PROBLEM DESCRIPTION: Only the lines from the line containing "Rebuild this chart" to the line containing "const ppi20 = [1.745, 1.662, 1.508, 1.420, 1.365];", with both of those lines, are to be repeated exactly. Leave the images out.

^^^^

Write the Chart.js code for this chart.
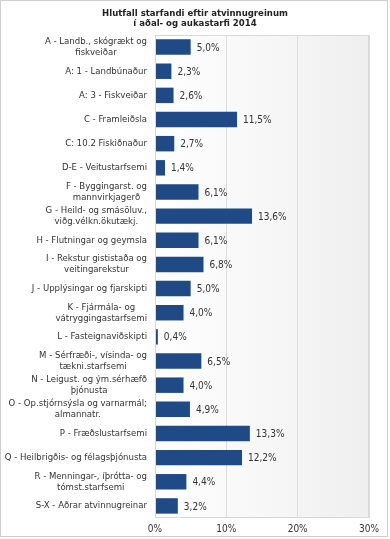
<!DOCTYPE html>
<html>
<head>
<meta charset="utf-8">
<script src="https://cdn.jsdelivr.net/npm/chart.js@4/dist/chart.umd.min.js"></script>
<style>
  html, body { margin: 0; padding: 0; background: #fff; }
  #wrap { width: 390px; height: 539px; }
</style>
</head>
<body>
<div id="wrap"><canvas id="myChart" width="390" height="539"></canvas></div>
<script>
const chartTitle = ["Hlutfall starfandi eftir atvinnugreinum", "í aðal- og aukastarfi 2014"];

const categories = [
    ["A - Landb., skógrækt og", "fiskveiðar"],
    "A: 1 - Landbúnaður",
    "A: 3 - Fiskveiðar",
    "C - Framleiðsla",
    "C: 10.2 Fiskiðnaður",
    "D-E - Veitustarfsemi",
    ["F - Byggingarst. og", "mannvirkjagerð"],
    ["G - Heild- og smásöluv.,", "viðg.vélkn.ökutækj."],
    "H - Flutningar og geymsla",
    ["I - Rekstur gististaða og", "veitingarekstur"],
    "J - Upplýsingar og fjarskipti",
    ["K - Fjármála- og", "vátryggingastarfsemi"],
    "L - Fasteignaviðskipti",
    ["M - Sérfræði-, vísinda- og", "tækni.starfsemi"],
    ["N - Leigust. og ým.sérhæfð", "þjónusta"],
    ["O - Op.stjórnsýsla og varnarmál;", "almannatr."],
    "P - Fræðslustarfsemi",
    "Q - Heilbrigðis- og félagsþjónusta",
    ["R - Menningar-, íþrótta- og", "tómst.starfsemi"],
    "S-X - Aðrar atvinnugreinar",
];

const shares = [5.0, 2.3, 2.6, 11.5, 2.7, 1.4, 6.1, 13.6, 6.1, 6.8, 5.0, 4.0, 0.4, 6.5, 4.0, 4.9, 13.3, 12.2, 4.4, 3.2];

const xTicks = [0, 10, 20, 30];

const fontFamily = "'DejaVu Sans Condensed', 'DejaVu Sans', sans-serif";
const labelFont = "9.5px " + fontFamily;
const textColor = "#333333";

// gradient plot background, outer frame and title
const backdrop = {
    id: "backdrop",
    beforeDraw(chart) {
        const ctx = chart.ctx;
        const a = chart.chartArea;
        ctx.save();
        ctx.fillStyle = "#ffffff";
        ctx.fillRect(0, 0, chart.width, chart.height);
        const g = ctx.createLinearGradient(a.left, 0, a.right, 0);
        g.addColorStop(0, "#ffffff");
        g.addColorStop(1, "#efefef");
        ctx.fillStyle = g;
        ctx.fillRect(a.left, a.top, a.right - a.left, a.bottom - a.top);
        ctx.restore();
    },
    afterDraw(chart) {
        const ctx = chart.ctx;
        const a = chart.chartArea;
        ctx.save();
        ctx.strokeStyle = "#d8d8d8";
        ctx.lineWidth = 1;
        ctx.strokeRect(a.left + 0.5, a.top + 0.5, a.right - a.left - 1, a.bottom - a.top - 1);
        ctx.strokeStyle = "#cfcfcf";
        ctx.strokeRect(0.5, 0.5, chart.width - 3, chart.height - 3);
        // title
        ctx.fillStyle = "#222222";
        ctx.font = "bold 9.5px " + fontFamily;
        ctx.textAlign = "center";
        ctx.textBaseline = "middle";
        ctx.fillText(chartTitle[0], 195, 14);
        ctx.fillText(chartTitle[1], 195, 24);
        ctx.restore();
    },
};

// category labels: block right-aligned, lines centred inside the block
const catLabels = {
    id: "catLabels",
    afterDraw(chart) {
        const ctx = chart.ctx;
        const yScale = chart.scales.y;
        const right = chart.chartArea.left - 8;
        ctx.save();
        ctx.font = labelFont;
        ctx.fillStyle = textColor;
        ctx.textAlign = "center";
        ctx.textBaseline = "middle";
        categories.forEach((lab, i) => {
            const lines = Array.isArray(lab) ? lab : [lab];
            const w = Math.max(...lines.map((l) => ctx.measureText(l).width));
            const cx = right - w / 2;
            const y = yScale.getPixelForValue(i);
            const lh = 11;
            const y0 = y - ((lines.length - 1) * lh) / 2;
            lines.forEach((l, k) => ctx.fillText(l, cx, y0 + k * lh));
        });
        ctx.restore();
    },
};

// value labels at bar ends
const valueLabels = {
    id: "valueLabels",
    afterDatasetsDraw(chart) {
        const ctx = chart.ctx;
        const meta = chart.getDatasetMeta(0);
        ctx.save();
        ctx.font = "10px " + fontFamily;
        ctx.fillStyle = textColor;
        ctx.textAlign = "left";
        ctx.textBaseline = "middle";
        meta.data.forEach((bar, i) => {
            const txt = shares[i].toFixed(1).replace(".", ",") + "%";
            ctx.fillText(txt, bar.x + 6, bar.y + 1);
        });
        ctx.restore();
    },
};

new Chart(document.getElementById("myChart"), {
    type: "bar",
    data: {
        labels: categories,
        datasets: [
            {
                label: "Hlutfall",
                data: shares,
                backgroundColor: "#1f4a86",
                barPercentage: 0.64,
                categoryPercentage: 1,
            },
        ],
    },
    options: {
        indexAxis: "y",
        responsive: false,
        animation: false,
        layout: { padding: { left: 0, right: 21, top: 35, bottom: 0 } },
        plugins: {
            legend: { display: false },
            tooltip: { enabled: false },
            title: { display: false },
        },
        scales: {
            x: {
                min: 0,
                max: 30,
                afterBuildTicks(axis) {
                    axis.ticks = xTicks.map((v) => ({ value: v }));
                },
                afterFit(axis) {
                    axis.height = 21;
                },
                ticks: {
                    color: textColor,
                    font: { family: fontFamily, size: 10 },
                    padding: 5,
                    maxRotation: 0,
                    callback: (v) => v + "%",
                },
                grid: { color: "#dcdcdc", drawTicks: false },
                border: { display: false },
            },
            y: {
                afterFit(axis) {
                    axis.width = 155;
                },
                ticks: { display: false },
                grid: { display: false, drawTicks: false },
                border: { display: false },
            },
        },
    },
    plugins: [backdrop, catLabels, valueLabels],
});
</script>
</body>
</html>
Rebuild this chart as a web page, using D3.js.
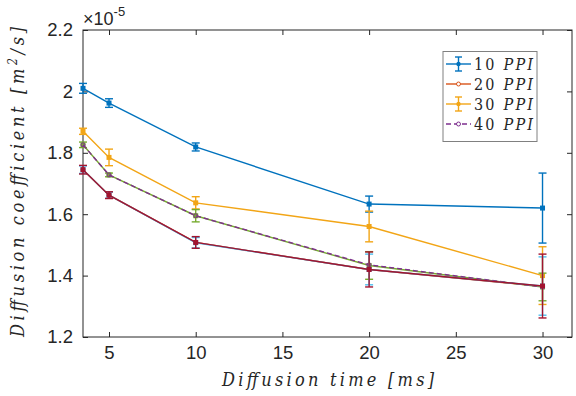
<!DOCTYPE html>
<html>
<head>
<meta charset="utf-8">
<script src="https://cdn.jsdelivr.net/npm/d3@7"></script>
<style>
  html, body { margin: 0; padding: 0; background: #fff; }
  svg { display: block; }
  .tick text { font-family: "Liberation Sans", Helvetica, Arial, sans-serif; }
  .math { font-family: "DejaVu Serif", serif; font-stretch: condensed; }
</style>
</head>
<body>
<svg id="chart" width="576" height="396"></svg>
<script>
// Diffusion times (ms)
const times = [3.5, 5, 10, 20, 30];

// Diffusion coefficients in units of 1e-5 m^2/s, with error half-widths
const ppi10 = [2.010, 1.962, 1.819, 1.633, 1.620];
const ppi10Err = [0.016, 0.014, 0.013, 0.026, 0.114];

const ppi20 = [1.745, 1.662, 1.508, 1.420, 1.365];

const ppi30 = [1.870, 1.785, 1.637, 1.560, 1.400];
const ppi30Err = [0.010, 0.027, 0.020, 0.050, 0.094];

const ppi40 = [1.826, 1.728, 1.595, 1.435, 1.363];

// Additional measurement sets drawn without legend entries
const setGreen = [1.826, 1.728, 1.595, 1.433, 1.363];
const setGreenErr = [0.009, 0.006, 0.020, 0.045, 0.045];
const setCyan = [1.745, 1.662, 1.507, 1.420, 1.366];
const setCyanErr = [0.012, 0.010, 0.017, 0.050, 0.095];
const setRed = [1.745, 1.662, 1.508, 1.420, 1.366];
const setRedErr = [0.014, 0.011, 0.019, 0.057, 0.104];

const yTicks = [1.2, 1.4, 1.6, 1.8, 2, 2.2];
const xTicks = [5, 10, 15, 20, 25, 30];
const legendNames = ["10", "20", "30", "40"];

const colors = {
  blue: "#0072BD", orangeRed: "#D95319", gold: "#F2A516", purple: "#7E2F8E",
  green: "#77AC30", cyan: "#4DBEEE", red: "#A2142F"
};

const svg = d3.select("#chart");
const L = 83, R = 572, T = 30, B = 337;

const x = d3.scaleLinear().domain([3.5, 31.7]).range([L, R]);
const y = d3.scaleLinear().domain([1.2, 2.2]).range([B, T]);

const axisColor = "#262626";
const tickLen = 5;

// plot box
svg.append("rect").attr("x", L).attr("y", T).attr("width", R - L).attr("height", B - T)
  .attr("fill", "none").attr("stroke", axisColor).attr("stroke-width", 1);

// axes with inward ticks
const xAxis = svg.append("g").attr("transform", `translate(0,${B})`)
  .call(d3.axisBottom(x).tickValues(xTicks).tickSize(-tickLen).tickPadding(9));
const xAxisTop = svg.append("g").attr("transform", `translate(0,${T})`)
  .call(d3.axisTop(x).tickValues(xTicks).tickSize(-tickLen).tickFormat(""));
const yAxis = svg.append("g").attr("transform", `translate(${L},0)`)
  .call(d3.axisLeft(y).tickValues(yTicks).tickSize(-tickLen).tickPadding(10).tickFormat(d3.format("")));
const yAxisRight = svg.append("g").attr("transform", `translate(${R},0)`)
  .call(d3.axisRight(y).tickValues(yTicks).tickSize(-tickLen).tickFormat(""));

[xAxis, xAxisTop, yAxis, yAxisRight].forEach(g => {
  g.attr("font-family", null);
  g.select(".domain").remove();
  g.selectAll(".tick line").attr("stroke", axisColor);
  g.selectAll(".tick text").attr("fill", axisColor).attr("font-size", 18.5);
});

// exponent label
const expo = svg.append("text").attr("x", L).attr("y", 25)
  .style("font-family", "'Liberation Sans', Helvetica, Arial, sans-serif")
  .attr("font-size", 18).attr("fill", axisColor);
expo.append("tspan").text("\u00d710");
expo.append("tspan").attr("dy", -9).attr("font-size", 13).text("-5");

// axis titles in math italic
svg.append("text").attr("class", "math")
  .attr("x", 222).attr("y", 386)
  .attr("font-style", "italic").attr("font-size", 18).attr("fill", axisColor)
  .attr("textLength", 212).attr("lengthAdjust", "spacing")
  .text("Diffusion time [ms]");

svg.append("text").attr("class", "math")
  .attr("transform", "translate(24,337) rotate(-90)")
  .attr("font-style", "italic").attr("font-size", 18).attr("fill", axisColor)
  .attr("textLength", 310).attr("lengthAdjust", "spacing")
  .html('Diffusion coefficient [m<tspan dy="-7" font-size="12">2</tspan><tspan dy="7">/s]</tspan>');

const plot = svg.append("g");
const line = d3.line().x((d, i) => x(times[i])).y(d => y(d));

function drawLine(vals, color, dashed) {
  plot.append("path").datum(vals).attr("d", line)
    .attr("fill", "none").attr("stroke", color).attr("stroke-width", 1.4)
    .attr("stroke-dasharray", dashed ? "5,3" : null);
}
function drawErr(vals, errs, color) {
  const g = plot.append("g").attr("stroke", color).attr("stroke-width", 1.4);
  vals.forEach((v, i) => {
    const cx = x(times[i]), y1 = y(v + errs[i]), y2 = y(v - errs[i]);
    g.append("line").attr("x1", cx).attr("x2", cx).attr("y1", y1).attr("y2", y2);
    g.append("line").attr("x1", cx - 4).attr("x2", cx + 4).attr("y1", y1).attr("y2", y1);
    g.append("line").attr("x1", cx - 4).attr("x2", cx + 4).attr("y1", y2).attr("y2", y2);
  });
}
function drawSquares(vals, color) {
  plot.append("g").selectAll("rect").data(vals).join("rect")
    .attr("x", (d, i) => x(times[i]) - 2.5).attr("y", d => y(d) - 2.5)
    .attr("width", 5).attr("height", 5).attr("fill", color);
}
function drawCircles(vals, color) {
  plot.append("g").selectAll("circle").data(vals).join("circle")
    .attr("cx", (d, i) => x(times[i])).attr("cy", d => y(d)).attr("r", 2)
    .attr("fill", "none").attr("stroke", color).attr("stroke-width", 1);
}

// 10 PPI
drawLine(ppi10, colors.blue); drawErr(ppi10, ppi10Err, colors.blue); drawSquares(ppi10, colors.blue);
// 20 PPI
drawLine(ppi20, colors.orangeRed); drawCircles(ppi20, colors.orangeRed);
// 30 PPI
drawLine(ppi30, colors.gold); drawErr(ppi30, ppi30Err, colors.gold); drawSquares(ppi30, colors.gold);
// extra sets
drawLine(setGreen, colors.green); drawErr(setGreen, setGreenErr, colors.green); drawSquares(setGreen, colors.green);
// 40 PPI dashed over the green set
drawLine(ppi40, colors.purple, true); drawCircles(ppi40, colors.purple);
drawLine(setCyan, colors.cyan); drawErr(setCyan, setCyanErr, colors.cyan); drawSquares(setCyan, colors.cyan);
drawLine(setRed, colors.red); drawErr(setRed, setRedErr, colors.red); drawSquares(setRed, colors.red);

// legend
const lg = svg.append("g");
lg.append("rect").attr("x", 443).attr("y", 51.5).attr("width", 94).attr("height", 90)
  .attr("fill", "#fff").attr("stroke", "#808080").attr("stroke-width", 1);
const legendItems = [
  { name: legendNames[0], color: colors.blue, err: true },
  { name: legendNames[1], color: colors.orangeRed, err: false },
  { name: legendNames[2], color: colors.gold, err: true },
  { name: legendNames[3], color: colors.purple, err: false, dashed: true }
];
legendItems.forEach((d, i) => {
  const cy = 64 + i * 20;
  const g = lg.append("g").attr("stroke", d.color).attr("stroke-width", 1.4);
  g.append("line").attr("x1", 446).attr("x2", 471).attr("y1", cy).attr("y2", cy)
    .attr("stroke-dasharray", d.dashed ? "5,3" : null);
  if (d.err) {
    g.append("line").attr("x1", 458.5).attr("x2", 458.5).attr("y1", cy - 7).attr("y2", cy + 7);
    g.append("line").attr("x1", 455).attr("x2", 462).attr("y1", cy - 7).attr("y2", cy - 7);
    g.append("line").attr("x1", 455).attr("x2", 462).attr("y1", cy + 7).attr("y2", cy + 7);
    g.append("circle").attr("cx", 458.5).attr("cy", cy).attr("r", 2.2).attr("fill", d.color).attr("stroke", "none");
  } else {
    g.append("circle").attr("cx", 458.5).attr("cy", cy).attr("r", 2).attr("fill", "#fff").attr("stroke-width", 1);
  }
  const t = lg.append("text").attr("class", "math").attr("x", 474).attr("y", cy + 5.5)
    .attr("font-size", 16).attr("fill", axisColor)
    .attr("textLength", 59).attr("lengthAdjust", "spacing");
  t.append("tspan").text(d.name + " ");
  t.append("tspan").attr("font-style", "italic").text("PPI");
});
</script>
</body>
</html>
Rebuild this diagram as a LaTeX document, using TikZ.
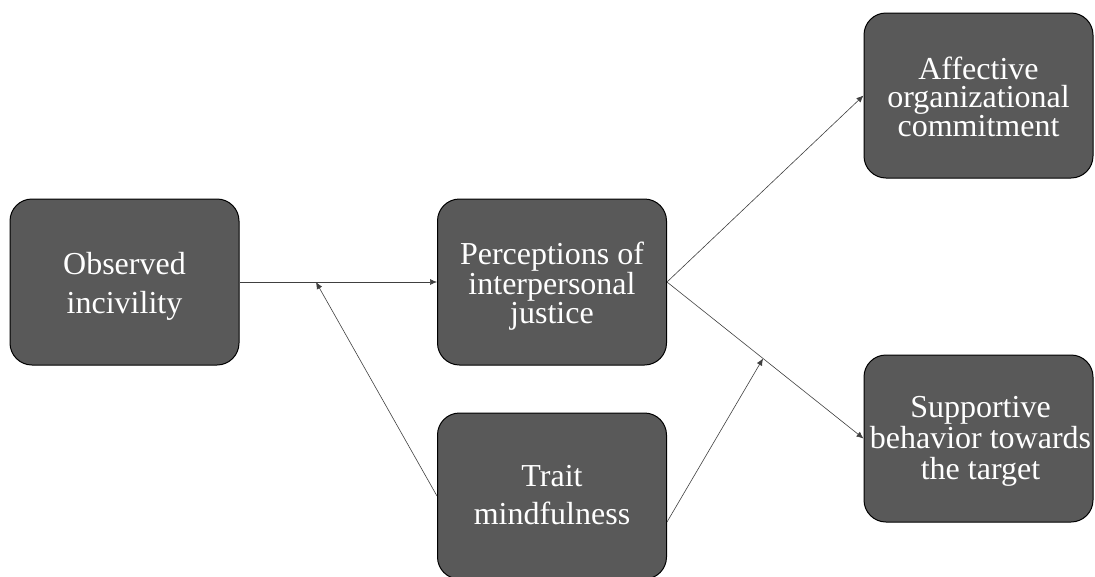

^^^^

SOLUTION TO THIS TASK:
Rebuild this chart as a web page, using D3.js.
<!DOCTYPE html>
<html>
<head>
<meta charset="utf-8">
<script src="https://cdn.jsdelivr.net/npm/d3@7"></script>
<style>
  html, body { margin: 0; padding: 0; background: #fff; }
  svg { display: block; }
  .tick text { font-family: "Liberation Sans", Helvetica, Arial, sans-serif; }
  .math { font-family: "DejaVu Serif", serif; font-stretch: condensed; }
</style>
</head>
<body>
<svg id="chart" width="576" height="396"></svg>
<script>
// Diffusion times (ms)
const times = [3.5, 5, 10, 20, 30];

// Diffusion coefficients in units of 1e-5 m^2/s, with error half-widths
const ppi10 = [2.010, 1.962, 1.819, 1.633, 1.620];
const ppi10Err = [0.016, 0.014, 0.013, 0.026, 0.114];

const ppi20 = [1.745, 1.662, 1.508, 1.420, 1.365];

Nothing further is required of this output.